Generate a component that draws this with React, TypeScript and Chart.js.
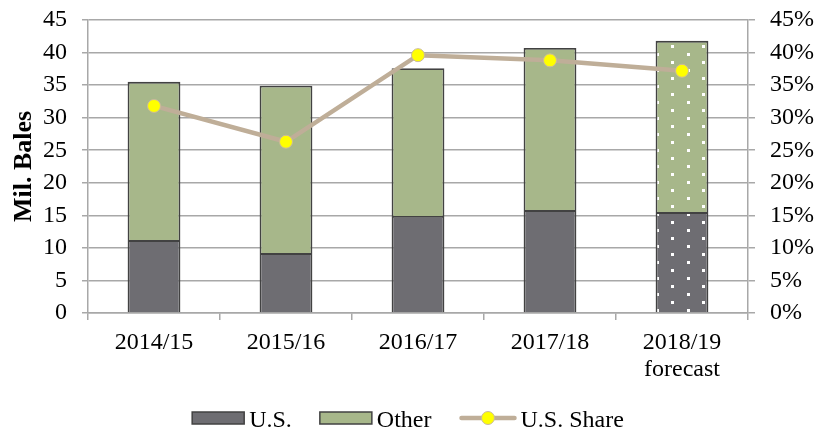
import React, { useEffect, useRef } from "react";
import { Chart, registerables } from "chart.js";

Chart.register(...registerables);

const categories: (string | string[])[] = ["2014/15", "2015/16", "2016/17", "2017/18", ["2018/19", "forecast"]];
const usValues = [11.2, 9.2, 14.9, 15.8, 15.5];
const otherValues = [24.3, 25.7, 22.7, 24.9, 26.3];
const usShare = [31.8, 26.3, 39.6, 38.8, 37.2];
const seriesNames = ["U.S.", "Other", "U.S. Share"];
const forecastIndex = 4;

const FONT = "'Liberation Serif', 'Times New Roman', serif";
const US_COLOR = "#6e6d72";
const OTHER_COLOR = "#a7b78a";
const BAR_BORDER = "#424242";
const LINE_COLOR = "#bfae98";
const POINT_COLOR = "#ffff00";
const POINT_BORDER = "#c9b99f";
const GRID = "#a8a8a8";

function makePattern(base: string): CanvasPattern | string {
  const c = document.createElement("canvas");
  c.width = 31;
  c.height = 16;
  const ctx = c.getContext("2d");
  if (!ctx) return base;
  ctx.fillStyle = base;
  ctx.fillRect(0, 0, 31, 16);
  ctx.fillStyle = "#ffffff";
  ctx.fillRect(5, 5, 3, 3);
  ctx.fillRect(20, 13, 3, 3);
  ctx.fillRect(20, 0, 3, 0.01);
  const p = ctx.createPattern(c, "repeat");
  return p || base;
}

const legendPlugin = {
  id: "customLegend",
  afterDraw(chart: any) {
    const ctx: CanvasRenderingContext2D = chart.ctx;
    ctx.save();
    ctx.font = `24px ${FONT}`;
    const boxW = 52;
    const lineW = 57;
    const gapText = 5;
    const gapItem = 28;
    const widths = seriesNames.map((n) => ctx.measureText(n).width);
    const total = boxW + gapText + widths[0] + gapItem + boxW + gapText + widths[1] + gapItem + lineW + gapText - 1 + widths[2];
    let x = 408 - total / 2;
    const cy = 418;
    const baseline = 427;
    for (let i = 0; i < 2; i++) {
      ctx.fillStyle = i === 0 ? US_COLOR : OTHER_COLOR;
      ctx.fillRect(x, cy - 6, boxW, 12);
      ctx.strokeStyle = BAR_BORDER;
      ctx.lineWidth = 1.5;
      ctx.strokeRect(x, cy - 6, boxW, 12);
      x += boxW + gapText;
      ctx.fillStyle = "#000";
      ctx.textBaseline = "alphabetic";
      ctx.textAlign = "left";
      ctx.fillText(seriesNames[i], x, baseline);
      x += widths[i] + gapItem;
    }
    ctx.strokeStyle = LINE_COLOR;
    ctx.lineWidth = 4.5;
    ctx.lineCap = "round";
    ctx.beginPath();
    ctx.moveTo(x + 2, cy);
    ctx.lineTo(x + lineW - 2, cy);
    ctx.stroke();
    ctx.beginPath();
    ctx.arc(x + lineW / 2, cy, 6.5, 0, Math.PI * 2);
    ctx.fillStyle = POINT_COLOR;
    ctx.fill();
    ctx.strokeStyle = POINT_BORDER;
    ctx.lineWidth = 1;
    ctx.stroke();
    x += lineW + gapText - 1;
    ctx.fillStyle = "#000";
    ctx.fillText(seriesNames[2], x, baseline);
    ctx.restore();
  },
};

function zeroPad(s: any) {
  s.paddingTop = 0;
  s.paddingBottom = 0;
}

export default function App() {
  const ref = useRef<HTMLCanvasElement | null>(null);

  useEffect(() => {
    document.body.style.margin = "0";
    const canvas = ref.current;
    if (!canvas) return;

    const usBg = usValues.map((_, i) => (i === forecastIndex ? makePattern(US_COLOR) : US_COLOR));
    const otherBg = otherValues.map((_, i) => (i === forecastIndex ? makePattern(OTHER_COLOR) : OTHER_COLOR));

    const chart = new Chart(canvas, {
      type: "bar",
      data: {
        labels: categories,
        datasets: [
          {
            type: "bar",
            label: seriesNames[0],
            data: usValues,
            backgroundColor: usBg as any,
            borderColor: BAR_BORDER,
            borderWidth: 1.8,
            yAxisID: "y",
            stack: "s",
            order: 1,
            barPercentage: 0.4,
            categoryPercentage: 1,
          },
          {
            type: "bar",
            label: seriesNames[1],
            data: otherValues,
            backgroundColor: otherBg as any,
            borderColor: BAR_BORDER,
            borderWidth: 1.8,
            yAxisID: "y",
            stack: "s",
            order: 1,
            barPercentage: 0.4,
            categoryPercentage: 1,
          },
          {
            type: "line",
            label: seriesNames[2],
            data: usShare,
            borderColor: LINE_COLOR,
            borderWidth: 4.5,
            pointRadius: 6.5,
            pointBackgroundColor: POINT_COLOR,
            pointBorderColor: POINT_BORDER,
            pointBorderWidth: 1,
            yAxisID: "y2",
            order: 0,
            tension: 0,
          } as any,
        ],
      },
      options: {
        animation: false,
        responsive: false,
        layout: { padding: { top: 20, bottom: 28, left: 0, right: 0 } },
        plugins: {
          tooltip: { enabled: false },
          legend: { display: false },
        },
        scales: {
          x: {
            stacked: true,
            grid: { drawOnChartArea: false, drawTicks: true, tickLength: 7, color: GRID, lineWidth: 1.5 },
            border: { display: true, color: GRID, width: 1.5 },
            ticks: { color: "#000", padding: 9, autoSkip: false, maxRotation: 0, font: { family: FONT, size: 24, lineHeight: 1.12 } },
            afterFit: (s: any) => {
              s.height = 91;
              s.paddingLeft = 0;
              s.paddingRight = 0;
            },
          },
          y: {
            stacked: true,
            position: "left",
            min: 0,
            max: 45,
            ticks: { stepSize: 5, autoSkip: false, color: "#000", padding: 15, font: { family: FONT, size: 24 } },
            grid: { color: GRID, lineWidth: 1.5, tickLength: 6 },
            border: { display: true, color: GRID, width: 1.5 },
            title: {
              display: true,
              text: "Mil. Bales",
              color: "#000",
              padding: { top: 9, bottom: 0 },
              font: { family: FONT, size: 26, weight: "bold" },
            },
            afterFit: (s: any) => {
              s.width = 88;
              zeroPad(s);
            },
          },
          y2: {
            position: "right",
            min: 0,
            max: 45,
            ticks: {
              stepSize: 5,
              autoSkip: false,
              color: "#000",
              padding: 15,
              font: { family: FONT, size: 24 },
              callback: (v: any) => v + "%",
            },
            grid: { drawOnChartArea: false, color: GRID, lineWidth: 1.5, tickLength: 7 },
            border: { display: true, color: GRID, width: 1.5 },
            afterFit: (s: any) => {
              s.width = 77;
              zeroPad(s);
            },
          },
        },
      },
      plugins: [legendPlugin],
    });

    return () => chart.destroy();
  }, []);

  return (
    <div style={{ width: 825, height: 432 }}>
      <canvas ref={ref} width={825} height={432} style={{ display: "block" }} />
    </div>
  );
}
# # # # # # #
**EXERCISE PROMPT:**
Except for the pictures, copy the material above exactly.

**TASK SOLUTION:**
Generate a component that draws this with React, TypeScript and Chart.js.
import React, { useEffect, useRef } from "react";
import { Chart, registerables } from "chart.js";

Chart.register(...registerables);

const categories: (string | string[])[] = ["2014/15", "2015/16", "2016/17", "2017/18", ["2018/19", "forecast"]];
const usValues = [11.2, 9.2, 14.9, 15.8, 15.5];
const otherValues = [24.3, 25.7, 22.7, 24.9, 26.3];
const usShare = [31.8, 26.3, 39.6, 38.8, 37.2];
const seriesNames = ["U.S.", "Other", "U.S. Share"];
const forecastIndex = 4;

const FONT = "'Liberation Serif', 'Times New Roman', serif";
const US_COLOR = "#6e6d72";
const OTHER_COLOR = "#a7b78a";
const BAR_BORDER = "#424242";
const LINE_COLOR = "#bfae98";
const POINT_COLOR = "#ffff00";
const POINT_BORDER = "#c9b99f";
const GRID = "#a8a8a8";

function makePattern(base: string): CanvasPattern | string {
  const c = document.createElement("canvas");
  c.width = 31;
  c.height = 16;
  const ctx = c.getContext("2d");
  if (!ctx) return base;
  ctx.fillStyle = base;
  ctx.fillRect(0, 0, 31, 16);
  ctx.fillStyle = "#ffffff";
  ctx.fillRect(5, 5, 3, 3);
  ctx.fillRect(20, 13, 3, 3);
  ctx.fillRect(20, 0, 3, 0.01);
  const p = ctx.createPattern(c, "repeat");
  return p || base;
}

const legendPlugin = {
  id: "customLegend",
  afterDraw(chart: any) {
    const ctx: CanvasRenderingContext2D = chart.ctx;
    ctx.save();
    ctx.font = `24px ${FONT}`;
    const boxW = 52;
    const lineW = 57;
    const gapText = 5;
    const gapItem = 28;
    const widths = seriesNames.map((n) => ctx.measureText(n).width);
    const total = boxW + gapText + widths[0] + gapItem + boxW + gapText + widths[1] + gapItem + lineW + gapText - 1 + widths[2];
    let x = 408 - total / 2;
    const cy = 418;
    const baseline = 427;
    for (let i = 0; i < 2; i++) {
      ctx.fillStyle = i === 0 ? US_COLOR : OTHER_COLOR;
      ctx.fillRect(x, cy - 6, boxW, 12);
      ctx.strokeStyle = BAR_BORDER;
      ctx.lineWidth = 1.5;
      ctx.strokeRect(x, cy - 6, boxW, 12);
      x += boxW + gapText;
      ctx.fillStyle = "#000";
      ctx.textBaseline = "alphabetic";
      ctx.textAlign = "left";
      ctx.fillText(seriesNames[i], x, baseline);
      x += widths[i] + gapItem;
    }
    ctx.strokeStyle = LINE_COLOR;
    ctx.lineWidth = 4.5;
    ctx.lineCap = "round";
    ctx.beginPath();
    ctx.moveTo(x + 2, cy);
    ctx.lineTo(x + lineW - 2, cy);
    ctx.stroke();
    ctx.beginPath();
    ctx.arc(x + lineW / 2, cy, 6.5, 0, Math.PI * 2);
    ctx.fillStyle = POINT_COLOR;
    ctx.fill();
    ctx.strokeStyle = POINT_BORDER;
    ctx.lineWidth = 1;
    ctx.stroke();
    x += lineW + gapText - 1;
    ctx.fillStyle = "#000";
    ctx.fillText(seriesNames[2], x, baseline);
    ctx.restore();
  },
};

function zeroPad(s: any) {
  s.paddingTop = 0;
  s.paddingBottom = 0;
}

export default function App() {
  const ref = useRef<HTMLCanvasElement | null>(null);

  useEffect(() => {
    document.body.style.margin = "0";
    const canvas = ref.current;
    if (!canvas) return;

    const usBg = usValues.map((_, i) => (i === forecastIndex ? makePattern(US_COLOR) : US_COLOR));
    const otherBg = otherValues.map((_, i) => (i === forecastIndex ? makePattern(OTHER_COLOR) : OTHER_COLOR));

    const chart = new Chart(canvas, {
      type: "bar",
      data: {
        labels: categories,
        datasets: [
          {
            type: "bar",
            label: seriesNames[0],
            data: usValues,
            backgroundColor: usBg as any,
            borderColor: BAR_BORDER,
            borderWidth: 1.8,
            yAxisID: "y",
            stack: "s",
            order: 1,
            barPercentage: 0.4,
            categoryPercentage: 1,
          },
          {
            type: "bar",
            label: seriesNames[1],
            data: otherValues,
            backgroundColor: otherBg as any,
            borderColor: BAR_BORDER,
            borderWidth: 1.8,
            yAxisID: "y",
            stack: "s",
            order: 1,
            barPercentage: 0.4,
            categoryPercentage: 1,
          },
          {
            type: "line",
            label: seriesNames[2],
            data: usShare,
            borderColor: LINE_COLOR,
            borderWidth: 4.5,
            pointRadius: 6.5,
            pointBackgroundColor: POINT_COLOR,
            pointBorderColor: POINT_BORDER,
            pointBorderWidth: 1,
            yAxisID: "y2",
            order: 0,
            tension: 0,
          } as any,
        ],
      },
      options: {
        animation: false,
        responsive: false,
        layout: { padding: { top: 20, bottom: 28, left: 0, right: 0 } },
        plugins: {
          tooltip: { enabled: false },
          legend: { display: false },
        },
        scales: {
          x: {
            stacked: true,
            grid: { drawOnChartArea: false, drawTicks: true, tickLength: 7, color: GRID, lineWidth: 1.5 },
            border: { display: true, color: GRID, width: 1.5 },
            ticks: { color: "#000", padding: 9, autoSkip: false, maxRotation: 0, font: { family: FONT, size: 24, lineHeight: 1.12 } },
            afterFit: (s: any) => {
              s.height = 91;
              s.paddingLeft = 0;
              s.paddingRight = 0;
            },
          },
          y: {
            stacked: true,
            position: "left",
            min: 0,
            max: 45,
            ticks: { stepSize: 5, autoSkip: false, color: "#000", padding: 15, font: { family: FONT, size: 24 } },
            grid: { color: GRID, lineWidth: 1.5, tickLength: 6 },
            border: { display: true, color: GRID, width: 1.5 },
            title: {
              display: true,
              text: "Mil. Bales",
              color: "#000",
              padding: { top: 9, bottom: 0 },
              font: { family: FONT, size: 26, weight: "bold" },
            },
            afterFit: (s: any) => {
              s.width = 88;
              zeroPad(s);
            },
          },
          y2: {
            position: "right",
            min: 0,
            max: 45,
            ticks: {
              stepSize: 5,
              autoSkip: false,
              color: "#000",
              padding: 15,
              font: { family: FONT, size: 24 },
              callback: (v: any) => v + "%",
            },
            grid: { drawOnChartArea: false, color: GRID, lineWidth: 1.5, tickLength: 7 },
            border: { display: true, color: GRID, width: 1.5 },
            afterFit: (s: any) => {
              s.width = 77;
              zeroPad(s);
            },
          },
        },
      },
      plugins: [legendPlugin],
    });

    return () => chart.destroy();
  }, []);

  return (
    <div style={{ width: 825, height: 432 }}>
      <canvas ref={ref} width={825} height={432} style={{ display: "block" }} />
    </div>
  );
}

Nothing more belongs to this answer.